• **WHAT IS REQUIRED**: Check each line of the material below for the string "with", then report how many lines have it, and nothing else.

• **DATA SHOWN**:
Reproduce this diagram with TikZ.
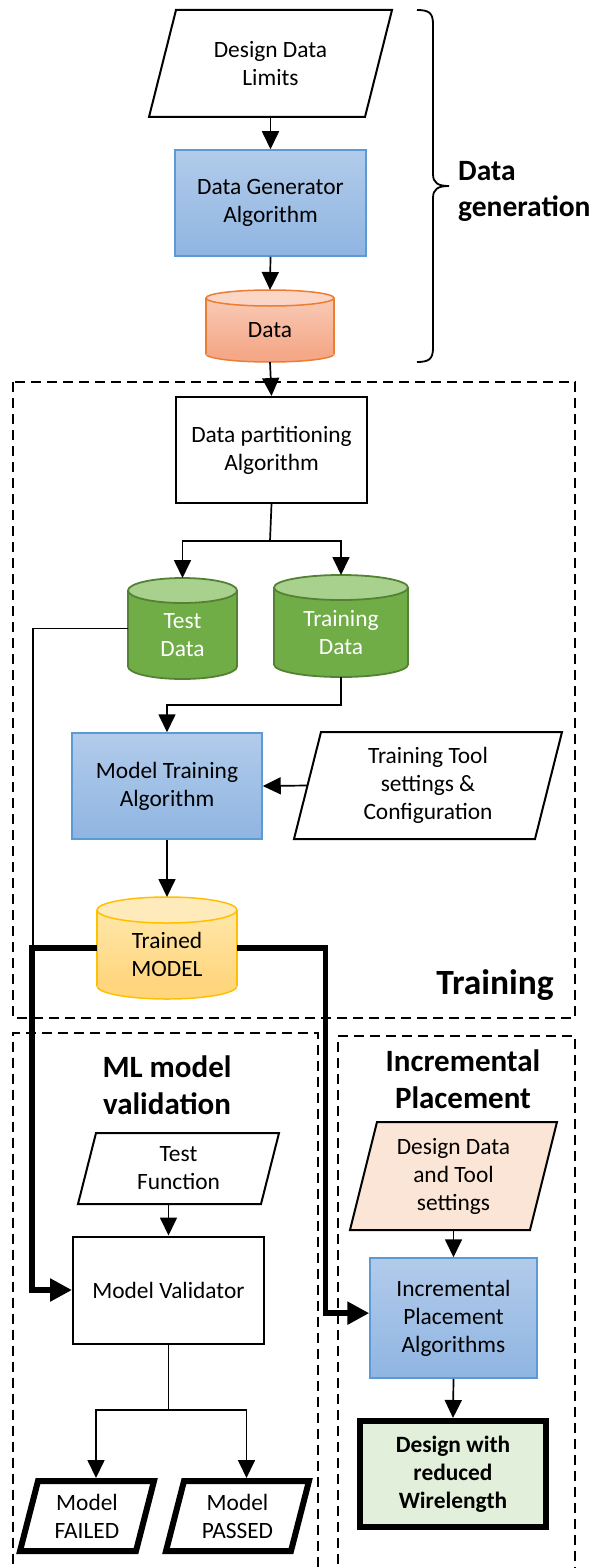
\documentclass[tikz,border=0pt]{standalone}
\usepackage{fontspec}
\setmainfont{Carlito}
\usetikzlibrary{arrows.meta,calc,backgrounds}

\definecolor{blueTop}{RGB}{178,203,234}
\definecolor{blueBot}{RGB}{143,181,226}
\definecolor{blueLine}{RGB}{91,155,213}
\definecolor{orTop}{RGB}{249,202,181}
\definecolor{orBot}{RGB}{244,168,136}
\definecolor{orEnd}{RGB}{251,214,198}
\definecolor{orLine}{RGB}{237,125,49}
\definecolor{grBody}{RGB}{112,173,71}
\definecolor{grEnd}{RGB}{169,209,142}
\definecolor{grLine}{RGB}{84,130,53}
\definecolor{yeTop}{RGB}{255,231,168}
\definecolor{yeBot}{RGB}{255,213,125}
\definecolor{yeEnd}{RGB}{255,234,187}
\definecolor{yeLine}{RGB}{255,192,0}
\definecolor{peach}{RGB}{251,229,214}
\definecolor{paleGreen}{RGB}{226,239,218}

\tikzset{
  txt/.style={font=\fontsize{23.4}{28}\selectfont, align=center, inner sep=0pt},
  plainbox/.style={txt, draw=black, line width=2pt, fill=white},
  algo/.style={txt, draw=blueLine, line width=1.5pt, top color=blueTop, bottom color=blueBot},
  result/.style={txt, font=\fontsize{23.4}{28}\selectfont\bfseries, draw=black, line width=6pt, fill=paleGreen},
  slantnode/.style={txt, outer sep=0pt},
  slantwhite/.style={draw=black, line width=2pt, fill=white},
  slantpeach/.style={draw=black, line width=2pt, fill=peach},
  slantbold/.style={draw=black, line width=6pt, fill=white},
  head/.style={font=\fontsize{31}{37.5}\selectfont\bfseries, align=center, inner sep=0pt},
  dashbox/.style={draw=black, line width=2pt, dash pattern=on 10pt off 6pt},
  conn/.style={line width=1.7pt},
  arr/.style={conn, -{Triangle[length=18pt,width=17pt]}},
  bus/.style={line width=5.5pt},
  busarr/.style={bus, -{Triangle[length=22pt,width=22pt]}},
  % database drums
  orange base/.style={fill=orBot, draw=orLine, line width=1.5pt},
  orange body/.style={top color=orTop, bottom color=orBot},
  orange side/.style={draw=orLine, line width=1.5pt},
  orange end/.style={fill=orEnd, draw=orLine, line width=1.5pt},
  orange text/.style={text=black},
  green base/.style={fill=grBody, draw=grLine, line width=1.8pt},
  green body/.style={fill=grBody},
  green side/.style={draw=grLine, line width=1.8pt},
  green end/.style={fill=grEnd, draw=grLine, line width=1.8pt},
  green text/.style={text=white},
  yellow base/.style={fill=yeBot, draw=yeLine, line width=1.5pt},
  yellow body/.style={top color=yeTop, bottom color=yeBot},
  yellow side/.style={draw=yeLine, line width=1.5pt},
  yellow end/.style={fill=yeEnd, draw=yeLine, line width=1.5pt},
  yellow text/.style={text=black},
}

% parallelogram behind a named node: name, slant, style
\newcommand\slantpath[3]{%
  \begin{pgfonlayer}{background}
    \path[#3] ($(#1.north west)+(#2,0)$) -- (#1.north east)
      -- ($(#1.south east)-(#2,0)$) -- (#1.south west) -- cycle;
  \end{pgfonlayer}}

% database drum: name, cx, top, bottom, rx, ry, colour set, text
\newcommand\drum[8]{%
  \node[inner sep=0pt, outer sep=0pt, minimum width={2*#5}, minimum height={#4-#3}] (#1) at ({#2},{(#3+#4)/2}) {};
  \begin{pgfonlayer}{background}
    \path[#7 base] ({#2},{#4-#6}) ellipse [x radius=#5, y radius=#6];
    \path[#7 body] ({#2-#5},{#3+#6}) rectangle ({#2+#5},{#4-#6});
    \path[#7 side] ({#2-#5},{#3+#6}) -- ({#2-#5},{#4-#6}) ({#2+#5},{#3+#6}) -- ({#2+#5},{#4-#6});
    \path[#7 end] ({#2},{#3+#6}) ellipse [x radius=#5, y radius=#6];
  \end{pgfonlayer}
  \node[txt, #7 text] (#1-label) at ({#2},{(#3+#6+#4)/2}) {#8};
}

\begin{document}
\begin{tikzpicture}[x=1pt, y=-1pt]
\useasboundingbox (0,0) rectangle (600,1568);

% stage frames
\begin{pgfonlayer}{background}
  \path[dashbox] (13,382) rectangle (575,1018);
  \path[dashbox] (13,1580) -- (13,1033) -- (318,1033) -- (318,1580);
  \path[dashbox] (338,1580) -- (338,1036) -- (575,1036) -- (575,1580);
\end{pgfonlayer}

% ---- data generation ----
\node[slantnode, minimum width=243, minimum height=107] (ddl) at (270.5,63.5) {Design Data\\Limits};
\slantpath{ddl}{27}{slantwhite}
\node[algo, minimum width=191, minimum height=106] (dga) at (270.5,203) {Data Generator\\Algorithm};
\drum{data}{270}{290}{362}{64}{8}{orange}{Data}

\draw[line width=1.8pt] (417,10) .. controls (429,10) and (433,13) .. (433,24)
  -- (433,174) .. controls (433,183) and (438,186) .. (449,186)
  .. controls (438,186) and (433,189) .. (433,198)
  -- (433,348) .. controls (433,359) and (429,362) .. (417,362);
\node[head, font=\fontsize{29.5}{36}\selectfont\bfseries, anchor=west, align=left] (hgen) at (458,191) {Data\\generation};

\draw[arr] (ddl.south) -- (dga.north);
\draw[arr] (dga.south) -- (data.north);

% ---- training ----
\node[plainbox, minimum width=191, minimum height=106] (dpa) at (271.5,450) {Data partitioning\\Algorithm};
\drum{testdata}{182.5}{578}{679}{54.5}{12.5}{green}{Test\\Data}
\drum{traindata}{341}{575}{677}{67}{12.5}{green}{Training\\Data}
\node[algo, minimum width=190, minimum height=106] (mta) at (167,786) {Model Training\\Algorithm};
\node[slantnode, minimum width=268, minimum height=107] (tts) at (428,785.5) {Training Tool\\settings \&\\Configuration};
\slantpath{tts}{27}{slantwhite}
\drum{model}{167}{897}{999}{70}{13}{yellow}{Trained\\MODEL}
\node[head, font=\fontsize{35.5}{42}\selectfont\bfseries] (htrain) at (495,985) {Training};

\draw[arr] (data.south) -- (dpa.north);
\coordinate (split1) at (270,541);
\draw[conn] (dpa.south) -- (split1);
\draw[arr] (split1) -| (testdata.north);
\draw[arr] (split1) -| (traindata.north);
\coordinate (bend1) at (341,705);
\draw[arr] (traindata.south) -- (bend1) -| (mta.north);
\draw[arr] ($(tts.west)+(13.5,0)$) -- (mta.east);
\draw[arr] (mta.south) -- (model.north);

% ---- validation ----
\node[head] (hval) at (167,1085) {ML model\\validation};
\node[slantnode, minimum width=201, minimum height=71] (tf) at (178.5,1168.5) {Test\\Function};
\slantpath{tf}{18}{slantwhite}
\node[plainbox, minimum width=191, minimum height=107] (mv) at (168.5,1290) {Model Validator};
\node[slantnode, minimum width=134, minimum height=70] (mf) at (87,1516) {Model\\FAILED};
\slantpath{mf}{18}{slantbold}
\node[slantnode, minimum width=143, minimum height=70] (mp) at (237.5,1516) {Model\\PASSED};
\slantpath{mp}{18}{slantbold}

\draw[arr] (mv.north |- tf.south) -- (mv.north);
\coordinate (split2) at (168.5,1410);
\draw[conn] (mv.south) -- (split2);
\draw[arr] (split2) -| ($(mf.north)+(9,-3)$);
\draw[arr] (split2) -| ($(mp.north)+(9,-3)$);

% ---- incremental placement ----
\node[head] (hinc) at (463,1079) {Incremental\\Placement};
\node[slantnode, minimum width=207, minimum height=108] (dts) at (453.5,1176) {Design Data\\and Tool\\settings};
\slantpath{dts}{27}{slantpeach}
\node[algo, minimum width=167, minimum height=120] (ipa) at (453.5,1318) {Incremental\\Placement\\Algorithms};
\node[result, minimum width=186, minimum height=106] (dwr) at (453,1474) {Design with\\reduced\\Wirelength};

\draw[arr] (dts.south) -- (ipa.north);
\draw[arr] (ipa.south) -- (dwr.north);

% ---- links between stages ----
\draw[conn] (testdata.west) -| ($(model.west)-(64,0)$);
\draw[busarr] (model.west) -| ($(mv.west)-(40,0)$) -- (mv.west);
\coordinate (ipain) at ($(ipa.north west)!0.46!(ipa.south west)$);
\draw[busarr] (model.east) -| ($(ipain)-(44,0)$) -- (ipain);

\end{tikzpicture}
\end{document}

• **ANSWER BELOW**: 2